Studies have shown that switching to alternative materials other than plastic packaging would, in the majority of cases, lead to sustainability issues. These include higher energy and water use, increased C02 emissions in production and transport (due to the extra weight of the material), and, more often than not, an increase in food waste because other materials don’t perform as well as plastic.

One size does not fit all

The inclusion of recycled content affects the physical properties of the material. This is particularly the case with thin films, which are already incredibly resource-efficient, and where it is more challenging to incorporate recycled content without function and performance being compromised. This could result in increased material weight being required to maintain the same functional and technical properties, thereby potentially offsetting the environmental benefits of including recycled content.  The finished product must be fit for customer purposes, without, compromising safety, performance, and reliability.
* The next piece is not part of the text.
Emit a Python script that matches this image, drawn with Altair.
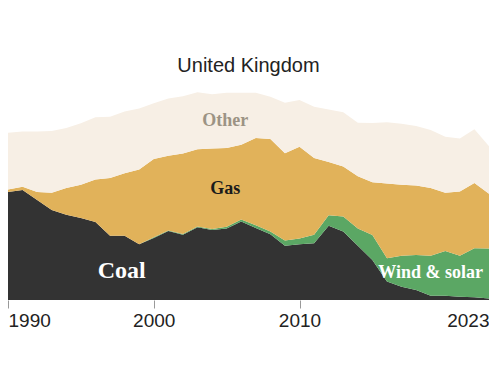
import altair as alt
import pandas as pd

years = list(range(1990, 2024))
coal = [205, 209, 190, 171, 162, 156, 148, 122, 122, 106,
        118, 131, 124, 138, 133, 136, 149, 137, 125, 103,
        106, 108, 141, 130, 103, 76, 35, 25, 19, 8,
        8, 6, 5, 3]
wind_solar = [0, 0, 0, 0, 0, 0, 0, 0, 0, 0,
              1, 1, 1.3, 1.5, 2, 3, 4, 5, 5, 10,
              11, 16, 20, 28.5, 33, 47.5, 44.5, 59, 66.5, 76,
              85, 78, 93.5, 95]
gas = [5, 6, 15, 33, 51, 63, 81, 110, 119, 142,
       149, 142, 153, 147, 153, 150, 142, 166, 176, 166,
       174, 146, 101, 95, 99, 100, 142, 135, 132, 129,
       111, 122, 124, 104]
other = [108, 105, 115, 117, 114, 117, 118, 116, 117, 116,
         106, 109, 109, 108, 103, 105, 99, 86, 80, 96,
         89, 97, 100, 103, 102, 113, 116, 116, 113, 110,
         106, 101, 102, 90]

sources = ["Coal", "Wind & solar", "Gas", "Other"]
colors = ["#333333", "#5ba764", "#e1b25a", "#f7efe5"]
tick_years = [1990, 2000, 2010, 2023]

label_text = ["Coal", "Gas", "Other", "Wind & solar"]
label_year = [1997.8, 2004.9, 2004.9, 2019.0]
label_value = [55, 211, 341, 51]
label_color = ["#ffffff", "#1a1a1a", "#9c9384", "#ffffff"]
label_size = [24, 18, 18, 18]

rows = []
for i, y in enumerate(years):
    for k, (s, series) in enumerate(zip(sources, [coal, wind_solar, gas, other])):
        rows.append({"year": y, "source": s, "value": series[i], "ord": k})
df = pd.DataFrame(rows)

labels = pd.DataFrame({"label": label_text, "year": label_year, "value": label_value,
                       "tc": label_color, "fs": label_size})

xscale = alt.Scale(domain=[1990, 2023], nice=False, zero=False)
yscale = alt.Scale(domain=[0, 399], nice=False)

areas = alt.Chart(df).mark_area(interpolate="linear").encode(
    x=alt.X("year:Q", scale=xscale,
            axis=alt.Axis(values=tick_years, format="d", labelFlush=True, grid=False,
                          domain=False, ticks=True, tickSize=8, tickColor="#999999",
                          tickWidth=1, labelFontSize=19, labelFont="Liberation Sans",
                          labelColor="#222222", labelPadding=3, title=None)),
    y=alt.Y("value:Q", stack="zero", scale=yscale, axis=None),
    color=alt.Color("source:N", scale=alt.Scale(domain=sources, range=colors), legend=None),
    order=alt.Order("ord:Q", sort="ascending"),
)

texts = alt.Chart(labels).mark_text(font="Liberation Serif", fontWeight="bold",
                                    align="center", baseline="middle").encode(
    x=alt.X("year:Q", scale=xscale),
    y=alt.Y("value:Q", scale=yscale),
    text="label:N",
    color=alt.Color("tc:N", scale=None),
    size=alt.Size("fs:Q", scale=None),
)

chart = alt.layer(areas, texts).properties(
    width=481, height=210,
    title=alt.TitleParams("United Kingdom", fontSize=20, font="Liberation Sans",
                          fontWeight="normal", color="#222222", anchor="middle", offset=14),
    autosize=alt.AutoSizeParams(type="none"),
    padding={"left": 0, "top": 82, "right": 0, "bottom": 60},
).configure_view(stroke=None)

chart.save("out.html", embed_options={"renderer": "svg", "actions": False})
As additional processes take place, including stretching, coating, lamination, and printing, this inhibits the ability to put this waste back into the extrusion process, due to the presence of inks, glues, coatings, and other materials. There is no means of clearly defining at which point the material is packaging and at which point it is production waste.

Knowledge of the product’s final use

Paying a tax on goods before they are sold also fails to recognise that many products are manufactured and extruded without a customer order, but instead are kept in stock for later use. Extrusion may take place some months before it is used to make packaging and the destination and application may be unknown at this point. To overcome this, the British Plastics Federation has proposed that the tax point should be moved from the point of extrusion to the point where the packaging is a finished item ready for sale.

As a member of the British Plastics Federation, we also support WRAP’s UK Plastics Pact a collaborative initiative to keep plastic in the economy and out of the natural environment. The aim is to eliminate all avoidable plastic packaging waste and make all plastic packaging reusable, recyclable, recycled, or compostable, by 2025.

All businesses in the supply chain should be working together to find solutions to protect our environment, combat climate change, and support circular economy principles, where we re-use, re-manufacture, repair, and recycle as much as possible.  A tax on plastic packaging, however well-intentioned, may not be the best thing for business or the environment.